Dax Shepard Wants to Breathe New, Tight-Pantsed Motorcycle-Cop Life Into a ‘CHiPS’ Movie
With movie ticket sales slumping in historically bad fashion, the hunt is on for prospective film properties capable of casting the widest demographic net possible. Which is why — despite current events conspiring to make right about now the worst possible moment to announce a cop movie — it is no surprise that a film adaption of the late-’70s/early-’80s SoCal beefcake motorcycle-cop TV series, CHiPS, is finally vroom-vrooming its engines under the writing/directing aegis of Dax Shepard. Formula-wise, it just makes sense. CHiPS gives you the olds (hi) and anyone nostalgic for the particular species of simpler times that was the ’80s; Dax gives you the millennials, the Punk’d fans, and anyone who enjoys crying at 10 p.m./9 Central on Thursday nights; and CHiPS’s touchstone character, Ponch (who will reportedly be played by Michael Pena), allows Hollywood to tacitly acknowledge the demographic existence of Latinos within a framework they’re comfortable with, i.e., a movie that’s written, directed, and starring a white dude.

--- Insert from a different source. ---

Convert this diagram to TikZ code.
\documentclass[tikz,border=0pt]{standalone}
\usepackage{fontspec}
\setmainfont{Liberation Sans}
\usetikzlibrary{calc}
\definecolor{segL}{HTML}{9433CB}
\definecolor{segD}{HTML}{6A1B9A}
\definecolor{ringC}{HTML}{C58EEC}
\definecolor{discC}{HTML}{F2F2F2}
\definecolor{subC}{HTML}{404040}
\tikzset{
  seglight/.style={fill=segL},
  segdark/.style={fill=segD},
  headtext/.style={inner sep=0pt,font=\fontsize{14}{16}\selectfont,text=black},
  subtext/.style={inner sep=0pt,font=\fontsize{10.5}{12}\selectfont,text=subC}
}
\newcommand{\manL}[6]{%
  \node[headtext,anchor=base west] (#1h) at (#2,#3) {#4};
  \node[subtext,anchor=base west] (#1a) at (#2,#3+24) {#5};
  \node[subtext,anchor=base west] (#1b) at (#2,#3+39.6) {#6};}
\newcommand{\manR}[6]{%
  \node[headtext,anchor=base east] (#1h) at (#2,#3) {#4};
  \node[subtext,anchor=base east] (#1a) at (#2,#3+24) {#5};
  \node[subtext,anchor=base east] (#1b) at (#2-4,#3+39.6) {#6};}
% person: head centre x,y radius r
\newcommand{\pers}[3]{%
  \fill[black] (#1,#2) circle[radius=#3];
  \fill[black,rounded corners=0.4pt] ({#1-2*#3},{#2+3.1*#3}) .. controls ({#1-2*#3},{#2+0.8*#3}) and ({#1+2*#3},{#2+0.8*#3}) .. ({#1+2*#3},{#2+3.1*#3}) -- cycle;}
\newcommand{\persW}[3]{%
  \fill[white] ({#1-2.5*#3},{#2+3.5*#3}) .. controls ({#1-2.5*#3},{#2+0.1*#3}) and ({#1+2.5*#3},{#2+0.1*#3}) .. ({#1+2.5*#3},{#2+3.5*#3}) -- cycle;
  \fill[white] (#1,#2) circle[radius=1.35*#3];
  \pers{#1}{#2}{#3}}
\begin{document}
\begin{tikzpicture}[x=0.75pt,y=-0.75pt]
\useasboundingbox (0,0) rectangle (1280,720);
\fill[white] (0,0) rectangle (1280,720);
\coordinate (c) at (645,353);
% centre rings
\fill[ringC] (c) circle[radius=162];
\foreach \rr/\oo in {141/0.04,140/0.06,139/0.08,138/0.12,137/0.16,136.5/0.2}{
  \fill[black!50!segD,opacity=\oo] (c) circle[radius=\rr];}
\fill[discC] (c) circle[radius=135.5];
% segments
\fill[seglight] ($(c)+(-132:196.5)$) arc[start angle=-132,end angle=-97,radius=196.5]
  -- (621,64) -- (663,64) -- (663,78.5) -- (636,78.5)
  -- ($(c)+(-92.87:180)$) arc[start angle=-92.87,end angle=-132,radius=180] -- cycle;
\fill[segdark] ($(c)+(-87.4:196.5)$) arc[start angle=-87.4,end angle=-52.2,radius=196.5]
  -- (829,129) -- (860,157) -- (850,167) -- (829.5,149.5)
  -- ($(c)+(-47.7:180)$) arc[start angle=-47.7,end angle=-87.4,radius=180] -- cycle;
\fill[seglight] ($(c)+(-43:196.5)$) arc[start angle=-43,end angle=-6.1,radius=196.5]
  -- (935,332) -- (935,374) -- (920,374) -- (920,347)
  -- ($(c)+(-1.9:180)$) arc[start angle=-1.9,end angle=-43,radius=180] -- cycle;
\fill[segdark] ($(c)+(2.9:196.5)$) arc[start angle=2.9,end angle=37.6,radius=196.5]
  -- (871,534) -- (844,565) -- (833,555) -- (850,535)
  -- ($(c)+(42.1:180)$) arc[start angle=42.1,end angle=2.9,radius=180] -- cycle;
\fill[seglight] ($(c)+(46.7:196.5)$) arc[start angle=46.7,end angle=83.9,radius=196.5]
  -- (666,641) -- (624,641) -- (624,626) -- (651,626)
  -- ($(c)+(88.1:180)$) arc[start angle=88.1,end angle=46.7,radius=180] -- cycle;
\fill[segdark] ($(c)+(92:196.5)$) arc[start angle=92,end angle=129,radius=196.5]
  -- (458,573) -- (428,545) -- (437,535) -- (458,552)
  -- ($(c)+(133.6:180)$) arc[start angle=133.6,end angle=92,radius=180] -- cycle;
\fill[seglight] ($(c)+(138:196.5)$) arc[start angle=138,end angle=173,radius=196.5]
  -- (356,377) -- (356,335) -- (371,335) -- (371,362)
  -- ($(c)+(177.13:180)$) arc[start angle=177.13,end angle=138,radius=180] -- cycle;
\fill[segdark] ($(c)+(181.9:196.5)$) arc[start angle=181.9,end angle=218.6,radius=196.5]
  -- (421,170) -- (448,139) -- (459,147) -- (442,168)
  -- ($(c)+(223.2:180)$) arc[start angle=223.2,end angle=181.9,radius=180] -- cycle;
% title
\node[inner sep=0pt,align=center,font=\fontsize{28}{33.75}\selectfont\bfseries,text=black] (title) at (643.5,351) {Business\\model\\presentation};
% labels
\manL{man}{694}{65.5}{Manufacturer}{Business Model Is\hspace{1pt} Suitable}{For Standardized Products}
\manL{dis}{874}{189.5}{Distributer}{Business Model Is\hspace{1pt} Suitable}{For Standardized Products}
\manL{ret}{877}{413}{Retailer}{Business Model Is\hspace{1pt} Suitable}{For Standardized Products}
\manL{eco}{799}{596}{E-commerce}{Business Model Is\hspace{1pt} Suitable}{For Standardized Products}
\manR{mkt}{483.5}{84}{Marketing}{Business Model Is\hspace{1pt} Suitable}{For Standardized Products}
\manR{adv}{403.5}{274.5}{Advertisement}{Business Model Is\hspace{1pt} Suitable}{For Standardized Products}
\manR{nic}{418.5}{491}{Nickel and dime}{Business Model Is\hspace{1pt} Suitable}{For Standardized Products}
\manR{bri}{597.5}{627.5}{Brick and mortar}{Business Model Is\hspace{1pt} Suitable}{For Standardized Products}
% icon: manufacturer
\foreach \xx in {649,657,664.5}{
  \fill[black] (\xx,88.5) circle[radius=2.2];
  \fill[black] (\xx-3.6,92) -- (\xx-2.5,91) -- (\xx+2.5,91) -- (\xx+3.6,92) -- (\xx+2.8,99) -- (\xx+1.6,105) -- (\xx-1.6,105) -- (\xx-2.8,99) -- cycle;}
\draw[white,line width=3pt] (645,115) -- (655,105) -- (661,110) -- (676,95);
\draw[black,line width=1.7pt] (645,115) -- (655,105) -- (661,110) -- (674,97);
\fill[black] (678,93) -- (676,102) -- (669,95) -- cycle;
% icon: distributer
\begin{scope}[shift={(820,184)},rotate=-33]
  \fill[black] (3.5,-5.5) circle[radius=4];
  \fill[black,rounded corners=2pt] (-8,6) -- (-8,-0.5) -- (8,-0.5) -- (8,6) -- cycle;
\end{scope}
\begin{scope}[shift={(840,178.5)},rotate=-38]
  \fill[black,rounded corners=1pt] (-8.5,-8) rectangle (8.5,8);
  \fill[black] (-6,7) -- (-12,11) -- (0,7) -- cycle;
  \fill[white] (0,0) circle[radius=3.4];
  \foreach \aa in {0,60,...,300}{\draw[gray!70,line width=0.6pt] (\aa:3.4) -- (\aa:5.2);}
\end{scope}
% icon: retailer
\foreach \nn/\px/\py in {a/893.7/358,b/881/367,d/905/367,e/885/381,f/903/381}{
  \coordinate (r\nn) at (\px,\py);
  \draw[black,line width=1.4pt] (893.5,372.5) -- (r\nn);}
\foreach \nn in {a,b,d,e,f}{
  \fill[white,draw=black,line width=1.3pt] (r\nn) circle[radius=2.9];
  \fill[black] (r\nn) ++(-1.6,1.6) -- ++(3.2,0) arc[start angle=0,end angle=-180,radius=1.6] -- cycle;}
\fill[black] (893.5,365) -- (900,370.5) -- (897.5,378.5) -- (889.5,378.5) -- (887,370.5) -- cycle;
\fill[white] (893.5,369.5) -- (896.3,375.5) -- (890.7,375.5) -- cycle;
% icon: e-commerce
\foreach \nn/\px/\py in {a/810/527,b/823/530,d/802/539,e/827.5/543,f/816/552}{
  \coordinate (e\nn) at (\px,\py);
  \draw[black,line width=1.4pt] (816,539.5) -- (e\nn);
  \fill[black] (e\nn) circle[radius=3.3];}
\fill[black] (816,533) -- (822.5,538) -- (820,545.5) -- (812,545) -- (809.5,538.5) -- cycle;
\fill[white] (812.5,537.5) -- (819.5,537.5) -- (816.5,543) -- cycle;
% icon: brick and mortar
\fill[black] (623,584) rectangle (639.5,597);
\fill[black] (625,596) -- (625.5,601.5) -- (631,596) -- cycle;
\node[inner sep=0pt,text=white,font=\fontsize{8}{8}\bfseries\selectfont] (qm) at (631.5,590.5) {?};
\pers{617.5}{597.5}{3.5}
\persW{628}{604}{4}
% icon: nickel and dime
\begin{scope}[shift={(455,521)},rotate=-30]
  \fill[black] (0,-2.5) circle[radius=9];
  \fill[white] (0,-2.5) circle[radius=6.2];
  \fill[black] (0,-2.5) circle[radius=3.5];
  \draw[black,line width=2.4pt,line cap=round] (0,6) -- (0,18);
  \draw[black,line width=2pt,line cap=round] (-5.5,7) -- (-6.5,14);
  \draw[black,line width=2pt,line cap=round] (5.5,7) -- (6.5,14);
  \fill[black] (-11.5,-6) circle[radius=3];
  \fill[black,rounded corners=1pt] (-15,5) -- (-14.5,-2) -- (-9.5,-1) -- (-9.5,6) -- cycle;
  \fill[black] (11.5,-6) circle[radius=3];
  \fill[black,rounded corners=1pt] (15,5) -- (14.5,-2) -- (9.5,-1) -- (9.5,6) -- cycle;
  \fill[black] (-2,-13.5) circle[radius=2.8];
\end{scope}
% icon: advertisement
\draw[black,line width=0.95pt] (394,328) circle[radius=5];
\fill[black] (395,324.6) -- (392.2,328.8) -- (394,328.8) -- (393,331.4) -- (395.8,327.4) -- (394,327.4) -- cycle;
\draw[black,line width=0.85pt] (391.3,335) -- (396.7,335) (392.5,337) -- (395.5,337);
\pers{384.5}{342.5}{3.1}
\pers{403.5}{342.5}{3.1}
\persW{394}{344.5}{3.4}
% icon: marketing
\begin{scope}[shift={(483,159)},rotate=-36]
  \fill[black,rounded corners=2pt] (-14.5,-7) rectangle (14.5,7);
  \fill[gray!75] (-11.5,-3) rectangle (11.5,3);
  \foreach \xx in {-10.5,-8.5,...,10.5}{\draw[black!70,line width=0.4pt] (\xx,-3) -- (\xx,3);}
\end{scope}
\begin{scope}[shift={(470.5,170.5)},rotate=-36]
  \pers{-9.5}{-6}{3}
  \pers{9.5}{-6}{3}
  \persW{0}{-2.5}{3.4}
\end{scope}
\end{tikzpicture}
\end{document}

But maybe you’re like, “Hold up, what is CHiPS?” Understandable. CHiPS was a police drama focused on two heartthrob highway patrol motorcycle cops — Frank “Ponch” Poncherello and Jon Baker — in extremely tight-fitting uniforms solving crimes in semi-accidental fashion usually by being charming, good-looking guys. An episode of CHiPS invariably seemed to involve at least one motorized vehicle chase set to chicka-chicka guitar riffs and some attractive ladies whose car broke down on the way to the beach. That’s not to say that if a gang of kung fu–trained ne’er-do-wells armed with nunchakus were lurking around Echo Park, as such gangs were wont to do in the late ’70s, Ponch and Jon couldn’t lay down the smack like a pair of feathery-coiffed refugees from the Treadstone program. They most certainly could. Occasionally, say, after a particularly bad pileup resulting from a motorcycle chase through downtown Brentwood, their commanding officer, Sergeant Joseph, might have to crack a ruler across Ponch and Jon’s knuckles — threaten to take the badges or whatnot — but everyone knew that such a thing would never happen.
So you’ve got car chases, motorcycles, and dudes being the dudes that all the guys want to be like and all the ladies want to swipe right on. If anything, it’s weird that CHiPS hasn’t been adapted yet — what with similarly vehicle-centric period shows like Dukes of Hazzard and Starsky & Hutch already finding their way to the big screen. Indeed, the show was tapped for an adaption as early as 2005, with Wilmer Valderrama attached as Ponch.
Better late than never. And yet I have some concerns, and, by happenstance, a forum to air them. As someone who has hazy but treasured memories of watching CHiPS reruns and wanting the official CHiPS helmet and gun set, I have to say, the focus seems a bit wrong. First — and nothing against Michael Pena, who is a fine actor — the star of the show was undeniably Erik Estrada’s Officer Poncherello. He was basically the Latino Fonz; a super-cool guy and bona fide sex symbol who could handle a motorcycle, a gunfight, a street brawl, or the disco with equal aplomb. Pena, for all his talents, is not that guy. Bluntly put, he ain’t pretty enough. With Shepard writing, directing, and playing Jon, I worry that the focus of the movie will organically shift away from Ponch. Which would be a dreadful miscarriage of the show’s pop-cultural lineage.
The tone of the as-yet-unwritten script that I am taking time out of my day to complain about has been framed as being, essentially, a grittier, non-funny version of the show, something akin to Bad Boys and Lethal Weapon. Great. I like CGI blood spatter and misunderstood cops diving into a harbor in slow motion as a yacht full of uncut cocaine explodes into a million pieces as much as the next red-blooded American guy. Fine. But the thing is, if we’re talking a gritty, L.A. buddy-cop movie with a white guy and Michael Pena, aren’t we just redoing End of Watch with more explosions, punched-up Starbucks versus quinceañera dialogue, and, probably, better gunfights? Why reinvent the motorcycle wheel?